A new $4.60 monthly fee will be assessed to those who pay utility bills online, and some customers aren’t happy.
Utility customers Adam Weber and Austin Kolb are petitioning the fee.
Weber said he first noticed the fee when he paid his bill. After reading a Columbia Tribune article on the new charge, Weber was angry.
The fee has always been around $3.20 with no fee on direct transfer, Weber said.
Per the new system, all customers paying their city utility bill online or through automated phone system will be charged a $4.60 fee when using a credit card, debit card or e-check.
“The $4.60 amount was roughly based on the average utility bill paid by customers of the city and the expenses to the city of processing the collection of those payments,” City Treasurer Bette Wordelman said. “The total expenses include the expense of the credit card fees. The credit card transaction fees were the largest part of the expense considered when upgrading the website and the phone system.”
Wordelman said the city has been averaging between $45,000-$50,000 per month in credit card process fees, totaling to nearly $500,000 a year.
The upgrade to the utility bill pay system came as part of new security standards mandated by the credit card industry, Wordelman said.

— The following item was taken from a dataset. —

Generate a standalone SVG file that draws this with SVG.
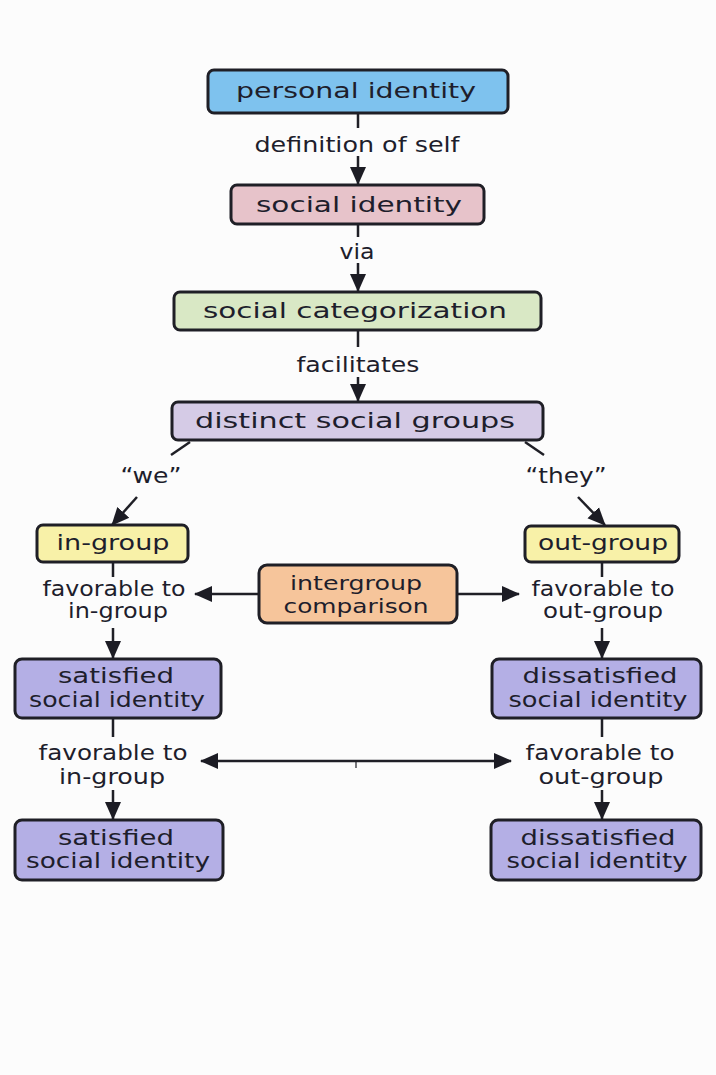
<svg xmlns="http://www.w3.org/2000/svg" width="716" height="1075" viewBox="0 0 716 1075">
<defs>
<marker id="ah" markerUnits="userSpaceOnUse" markerWidth="18" markerHeight="18" viewBox="0 0 18 18" refX="17" refY="9" orient="auto-start-reverse">
<path d="M0,1 L18,9 L0,17 Z" fill="#1c1c24"/>
</marker>
</defs>
<style>
.box{stroke:#1f1f26;stroke-width:3}
.t{font-family:"DejaVu Sans","Liberation Sans",sans-serif;fill:#1e1e2c;text-anchor:middle}
.b{font-size:22px}
.l{font-size:21px}
.s{font-size:20px}
.c{fill:none;stroke:#1f1f26;stroke-width:2.5}
</style>
<rect width="716" height="1075" fill="#fcfcfc"/>
<g id="connectors">
<path class="c" d="M358,113 V128"/>
<path class="c" d="M358,156 V184" marker-end="url(#ah)"/>
<path class="c" d="M358,225 V237"/>
<path class="c" d="M358,263 V291" marker-end="url(#ah)"/>
<path class="c" d="M358,331 V347"/>
<path class="c" d="M358,377 V401" marker-end="url(#ah)"/>
<path class="c" d="M190,442 L171,455"/>
<path class="c" d="M137,497 L112,525" marker-end="url(#ah)"/>
<path class="c" d="M525,442 L544,455"/>
<path class="c" d="M578,497 L605,525" marker-end="url(#ah)"/>
<path class="c" d="M113,563 V577"/>
<path class="c" d="M113,628 V658" marker-end="url(#ah)"/>
<path class="c" d="M602,563 V577"/>
<path class="c" d="M602,628 V658" marker-end="url(#ah)"/>
<path class="c" d="M258,594 H195" marker-end="url(#ah)"/>
<path class="c" d="M458,594 H519" marker-end="url(#ah)"/>
<path class="c" d="M113,718 V737"/>
<path class="c" d="M113,790 V819" marker-end="url(#ah)"/>
<path class="c" d="M602,718 V737"/>
<path class="c" d="M602,790 V819" marker-end="url(#ah)"/>
<path class="c" d="M201,761 H511" marker-start="url(#ah)" marker-end="url(#ah)"/>
<path class="c" d="M356,761 V768" style="stroke-width:1.2"/>
</g>
<g id="labels">
<text class="t l" x="357" y="152" textLength="205" lengthAdjust="spacingAndGlyphs">definition of self</text>
<text class="t l" x="357" y="259" textLength="35" lengthAdjust="spacingAndGlyphs">via</text>
<text class="t l" x="358" y="372" textLength="123" lengthAdjust="spacingAndGlyphs">facilitates</text>
<text class="t l" x="151" y="483" textLength="61" lengthAdjust="spacingAndGlyphs">“we”</text>
<text class="t l" x="566" y="483" textLength="81" lengthAdjust="spacingAndGlyphs">“they”</text>
<text class="t l" x="114" y="596" textLength="143" lengthAdjust="spacingAndGlyphs">favorable to</text>
<text class="t l" x="118" y="618" textLength="100" lengthAdjust="spacingAndGlyphs">in-group</text>
<text class="t l" x="603" y="596" textLength="143" lengthAdjust="spacingAndGlyphs">favorable to</text>
<text class="t l" x="603" y="618" textLength="120" lengthAdjust="spacingAndGlyphs">out-group</text>
<text class="t l" x="113" y="760" textLength="149" lengthAdjust="spacingAndGlyphs">favorable to</text>
<text class="t l" x="112" y="784" textLength="106" lengthAdjust="spacingAndGlyphs">in-group</text>
<text class="t l" x="600" y="760" textLength="149" lengthAdjust="spacingAndGlyphs">favorable to</text>
<text class="t l" x="601" y="784" textLength="125" lengthAdjust="spacingAndGlyphs">out-group</text>
</g>
<g id="personal-identity">
<rect class="box" x="208" y="70" width="300" height="43" rx="6" fill="#7ec2ee"/>
<text class="t b" x="356" y="98" textLength="240" lengthAdjust="spacingAndGlyphs">personal identity</text>
</g>
<g id="social-identity">
<rect class="box" x="231" y="185" width="253" height="39" rx="6" fill="#e7c3ca"/>
<text class="t b" x="359" y="212" textLength="206" lengthAdjust="spacingAndGlyphs">social identity</text>
</g>
<g id="social-categorization">
<rect class="box" x="174" y="292" width="367" height="38" rx="6" fill="#d9e8c5"/>
<text class="t b" x="355" y="318" textLength="304" lengthAdjust="spacingAndGlyphs">social categorization</text>
</g>
<g id="distinct-social-groups">
<rect class="box" x="172" y="402" width="371" height="38" rx="6" fill="#d5cbe6"/>
<text class="t b" x="355" y="428" textLength="320" lengthAdjust="spacingAndGlyphs">distinct social groups</text>
</g>
<g id="in-group">
<rect class="box" x="37" y="525" width="151" height="37" rx="6" fill="#f8f1a8"/>
<text class="t l" x="113" y="550" textLength="113" lengthAdjust="spacingAndGlyphs">in-group</text>
</g>
<g id="out-group">
<rect class="box" x="525" y="526" width="154" height="36" rx="6" fill="#f8f1a8"/>
<text class="t l" x="603" y="550" textLength="130" lengthAdjust="spacingAndGlyphs">out-group</text>
</g>
<g id="intergroup-comparison">
<rect class="box" x="259" y="565" width="198" height="58" rx="8" fill="#f6c59b"/>
<text class="t s" x="356" y="590" textLength="132" lengthAdjust="spacingAndGlyphs">intergroup</text>
<text class="t s" x="356" y="613" textLength="145" lengthAdjust="spacingAndGlyphs">comparison</text>
</g>
<g id="satisfied-1">
<rect class="box" x="15" y="659" width="206" height="59" rx="7" fill="#b4afe5"/>
<text class="t l" x="116" y="683" textLength="116" lengthAdjust="spacingAndGlyphs">satisfied</text>
<text class="t l" x="117" y="707" textLength="176" lengthAdjust="spacingAndGlyphs">social identity</text>
</g>
<g id="dissatisfied-1">
<rect class="box" x="492" y="659" width="209" height="59" rx="7" fill="#b4afe5"/>
<text class="t l" x="600" y="683" textLength="155" lengthAdjust="spacingAndGlyphs">dissatisfied</text>
<text class="t l" x="598" y="707" textLength="179" lengthAdjust="spacingAndGlyphs">social identity</text>
</g>
<g id="satisfied-2">
<rect class="box" x="15" y="820" width="208" height="60" rx="7" fill="#b4afe5"/>
<text class="t l" x="116" y="845" textLength="116" lengthAdjust="spacingAndGlyphs">satisfied</text>
<text class="t l" x="118" y="868" textLength="184" lengthAdjust="spacingAndGlyphs">social identity</text>
</g>
<g id="dissatisfied-2">
<rect class="box" x="491" y="820" width="210" height="60" rx="7" fill="#b4afe5"/>
<text class="t l" x="598" y="845" textLength="155" lengthAdjust="spacingAndGlyphs">dissatisfied</text>
<text class="t l" x="597" y="868" textLength="181" lengthAdjust="spacingAndGlyphs">social identity</text>
</g>
</svg>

Kolb, a friend of Weber’s and co-writer of the petition, said he was equally frustrated when Weber told him about the fee.
“I used to do direct transfer. (The charge is) especially ridiculous for me because I only get sewage,” Kolb said. “My bill is between $15 and $20. It’s a little bit less ridiculous to pay $4 on a $150 bill, but I’m paying 25 percent of my bill or more.”

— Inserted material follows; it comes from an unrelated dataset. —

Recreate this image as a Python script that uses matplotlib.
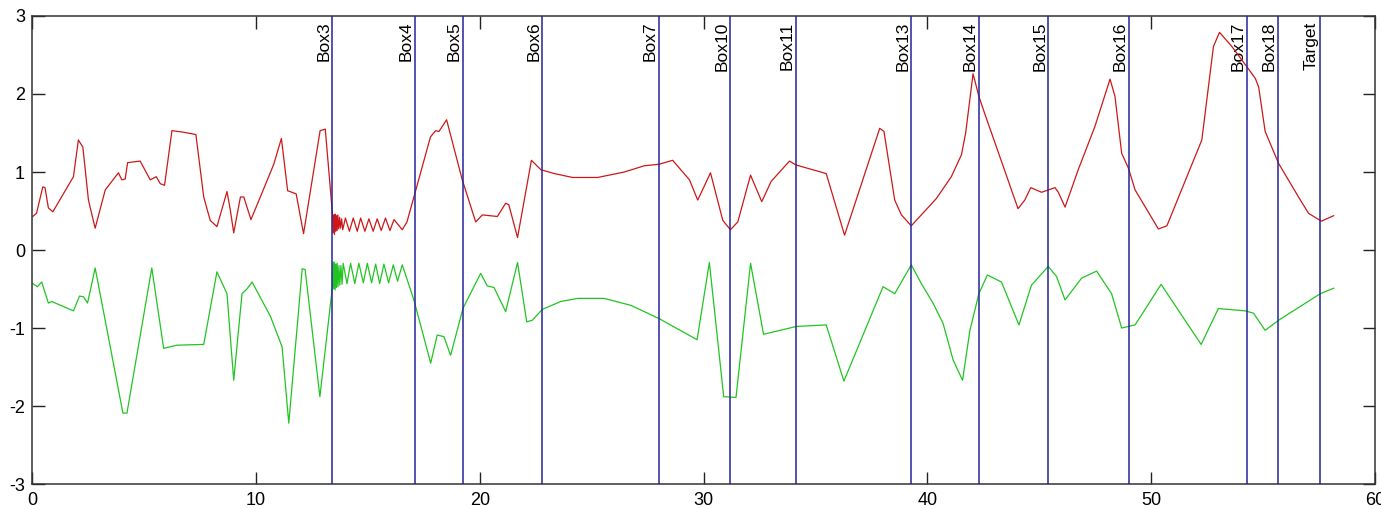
import numpy as np
import matplotlib.pyplot as plt

# red trace (upper)
red_x = [0.03, 0.2, 0.48, 0.58, 0.73, 0.93, 1.85, 2.07, 2.27, 2.52, 2.82, 3.27, 3.86, 4.01, 4.16, 4.27,
         4.83, 5.28, 5.55, 5.73, 5.92, 6.25, 6.77, 7.32, 7.67, 7.96, 8.26, 8.71, 8.86, 9.01, 9.31, 9.46,
         9.78, 10.3, 10.8, 11.14, 11.42, 11.8, 12.13, 12.87, 13.1, 13.42,
         13.45, 13.48, 13.51, 13.54, 13.57, 13.6, 13.63, 13.66, 13.7, 13.74, 13.78, 13.83, 13.88,
         14.0, 14.18, 14.35, 14.53, 14.68, 14.87, 15.05, 15.24, 15.42, 15.6, 15.79, 15.99, 16.17, 16.54,
         16.75, 17.06, 17.8, 18.03, 18.18, 18.52, 19.22, 19.82, 20.12, 20.79, 21.16, 21.3, 21.69, 22.31,
         22.73, 23.33, 24.15, 25.27, 26.46, 27.35, 28.02, 28.62, 29.37, 29.74, 30.31, 30.86, 31.2, 31.53,
         32.1, 32.6, 33.02, 33.84, 34.13, 35.48, 36.3, 37.87, 38.06, 38.54, 38.84, 39.28, 40.4, 41.07,
         41.52, 41.71, 42.04, 42.3, 42.56, 44.05, 44.35, 44.62, 45.1, 45.7, 45.85, 46.15, 46.74, 47.48,
         48.16, 48.38, 48.68, 48.98, 49.28, 50.32, 50.7, 52.26, 52.78, 53.05, 53.6, 54.27, 54.65, 54.8,
         55.09, 55.69, 56.58, 57.03, 57.6, 58.15]
red_y = [0.43, 0.47, 0.81, 0.80, 0.54, 0.49, 0.94, 1.41, 1.32, 0.64, 0.28, 0.77, 0.99, 0.90, 0.91, 1.12,
         1.14, 0.90, 0.94, 0.85, 0.83, 1.53, 1.51, 1.48, 0.68, 0.38, 0.30, 0.75, 0.51, 0.22, 0.68, 0.68,
         0.39, 0.75, 1.10, 1.43, 0.76, 0.72, 0.21, 1.53, 1.55, 0.47,
         0.22, 0.45, 0.20, 0.46, 0.24, 0.44, 0.25, 0.45, 0.27, 0.42, 0.28, 0.40, 0.26,
         0.41, 0.24, 0.41, 0.24, 0.41, 0.24, 0.40, 0.24, 0.40, 0.25, 0.41, 0.25, 0.39, 0.26,
         0.36, 0.68, 1.45, 1.53, 1.52, 1.67, 0.90, 0.36, 0.45, 0.43, 0.60, 0.58, 0.16, 1.15,
         1.03, 0.98, 0.93, 0.93, 1.00, 1.08, 1.10, 1.15, 0.90, 0.64, 0.99, 0.38, 0.26, 0.36,
         0.96, 0.62, 0.88, 1.14, 1.09, 0.98, 0.19, 1.56, 1.52, 0.64, 0.45, 0.31, 0.66, 0.94,
         1.22, 1.50, 2.26, 1.97, 1.75, 0.53, 0.64, 0.80, 0.74, 0.80, 0.74, 0.55, 1.03, 1.58,
         2.19, 1.97, 1.24, 1.05, 0.77, 0.27, 0.31, 1.41, 2.61, 2.79, 2.61, 2.35, 2.20, 2.09,
         1.52, 1.11, 0.68, 0.47, 0.37, 0.44]

# green trace (lower)
green_x = [0.03, 0.24, 0.43, 0.73, 0.88, 1.85, 2.12, 2.3, 2.48, 2.82, 4.06, 4.24, 5.35, 5.88, 6.47, 7.67,
           8.26, 8.71, 9.01, 9.38, 9.6, 9.83, 10.65, 11.17, 11.47, 12.07, 12.2, 12.86, 13.42,
           13.45, 13.48, 13.51, 13.54, 13.57, 13.6, 13.63, 13.67, 13.71, 13.75, 13.8, 13.85,
           13.9, 14.07, 14.23, 14.42, 14.6, 14.8, 14.98, 15.17, 15.35, 15.53, 15.72, 15.93, 16.14, 16.33,
           16.54, 17.06, 17.81, 18.1, 18.4, 18.7, 19.25, 20.04, 20.34, 20.64, 21.16, 21.69, 22.1, 22.35,
           22.8, 23.62, 24.37, 25.56, 26.76, 28.02, 29.71, 30.26, 30.9, 31.45, 32.1, 32.68, 34.14, 35.48,
           36.27, 38.02, 38.54, 39.28, 39.73, 40.25, 40.7, 41.15, 41.57, 41.9, 42.3, 42.68, 43.31, 44.09,
           44.65, 45.4, 45.77, 46.15, 46.89, 47.56, 48.23, 48.68, 49.28, 50.44, 52.23, 53.0, 54.2, 54.57,
           55.09, 55.69, 56.73, 57.55, 58.15]
green_y = [-0.43, -0.47, -0.41, -0.68, -0.66, -0.78, -0.59, -0.60, -0.68, -0.23, -2.09, -2.09, -0.23, -1.26,
           -1.22, -1.21, -0.28, -0.56, -1.67, -0.56, -0.50, -0.41, -0.85, -1.24, -2.22, -0.24, -0.25, -1.88,
           -0.47,
           -0.15, -0.50, -0.16, -0.51, -0.18, -0.48, -0.17, -0.47, -0.20, -0.45, -0.20, -0.44,
           -0.17, -0.43, -0.17, -0.43, -0.17, -0.42, -0.17, -0.42, -0.18, -0.43, -0.18, -0.42, -0.19, -0.40,
           -0.19, -0.64, -1.45, -1.09, -1.11, -1.35, -0.75, -0.30, -0.46, -0.48, -0.79, -0.16, -0.92, -0.90,
           -0.76, -0.66, -0.62, -0.62, -0.71, -0.88, -1.15, -0.16, -1.88, -1.89, -0.17, -1.08, -0.98, -0.96,
           -1.68, -0.47, -0.56, -0.19, -0.43, -0.68, -0.94, -1.41, -1.67, -1.03, -0.56, -0.32, -0.41, -0.96,
           -0.45, -0.21, -0.34, -0.64, -0.36, -0.27, -0.56, -1.00, -0.96, -0.44, -1.21, -0.75, -0.78, -0.81,
           -1.03, -0.90, -0.71, -0.56, -0.49]

# marker positions
box_x = [13.42, 17.09, 19.24, 22.8, 28.02, 31.2, 34.14, 39.28, 42.3, 45.4, 48.99, 54.27, 55.66, 57.55]
box_names = ['Box3', 'Box4', 'Box5', 'Box6', 'Box7', 'Box10', 'Box11', 'Box13', 'Box14', 'Box15',
             'Box16', 'Box17', 'Box18', 'Target']

plt.rcParams['font.family'] = ['Liberation Sans', 'DejaVu Sans']
plt.rcParams['axes.unicode_minus'] = False

fig = plt.figure(figsize=(13.81, 5.09), dpi=100)
ax = fig.add_axes([0.0232, 0.049, 0.9725, 0.9196])

ax.plot(red_x, red_y, color='#cc1818', lw=0.9, zorder=2)
ax.plot(green_x, green_y, color='#22c422', lw=0.9, zorder=2)

for bx, name in zip(box_x, box_names):
    ax.axvline(bx, color='#25259a', lw=1.1, zorder=3)
    ax.text(bx - 0.05, 2.93, name, rotation=90, ha='right', va='top', fontsize=12.5, zorder=1.5)

ax.set_xlim(0, 60)
ax.set_ylim(-3, 3)
ax.set_xticks(np.arange(0, 61, 10))
ax.set_yticks(np.arange(-3, 4, 1))
ax.tick_params(direction='in', length=9, width=1, top=True, right=True, labelsize=13, color='#222222')
ax.tick_params(axis='x', pad=6)
ax.tick_params(axis='y', pad=5)
for s in ax.spines.values():
    s.set_color('#333333')
    s.set_linewidth(1.1)

plt.savefig('out.png', dpi=100)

After Kolb was paying his bill in the office and saw the fee, Weber explained the new charge to him. Kolb and Weber wrote the petition and got it online. It currently has 87 signatures.
“The whole point of the petition is to get a bunch of people behind us and bring it to City Council later on,” Weber said.
Weber and Kolb agree that they don’t think many have noticed the fee and feel like many are confused about it.
“People are so used to getting to the end of online checkouts and there are always fees,” Kolb said. “It’s kind of ingrained in us not to question the fees and just click okay.”
Wordelman said there has always been confusion because of the various payment channels and methods of payment used.
Columbia residents can pay their utility bill online or through an automated phone system by credit card, debit card or e-check. Bill payers can also mail in a check or an automatic bank drafting system to pay.
The $4.60 bill-paying fee is charged to those paying online or through the automated phone pay system, regardless of the method of payment, Wordelman said. Automatic bank drafting is the exception to this rule.
“If customers sign up for the city's automatic bank draft system, there is no fee charged to the customer for their payments,” Wordelman said. “The city will automatically debit the amount of their bill from their bank account on the due date of their bill.”
The difference between e-checks and automatic bank drafting is the source of most of the confusion.
Wordelman said the bank drafting allows the customer to authorize the city to withdraw on a monthly basis and always gives customers the right to switch it off at any time.
With an e-check, the customer must initiate the payment each time he or she pays a bill.
Automatic bank drafts, e-checks and debit card payments are often confused with each other as the funds come from the customer’s bank account, Wordelman said.
“Obviously there are some people that are angry about it because they were previously using the system free of charge to pay their bills, and it was a very convenient method of payment,” Wordelman said. “The other side of the argument, though, is that the people that were not running up credit card fees because they were paying through cash or check were basically bearing the expense of those credit card fees as well as everyone else.”
Weber said he doesn’t like that the way to get around the charge is to receive a paper bill and pay through the mail.
“I think it’s unnecessary, especially for how forward thinking Columbia is,” Weber said. “I don’t think we should be punished for choosing the greener option.”
Wordelman said the city would like to stress that the automatic bank drafting is the lowest cost, highest accuracy method of paying a utility bill, and that paperless billing is in the works.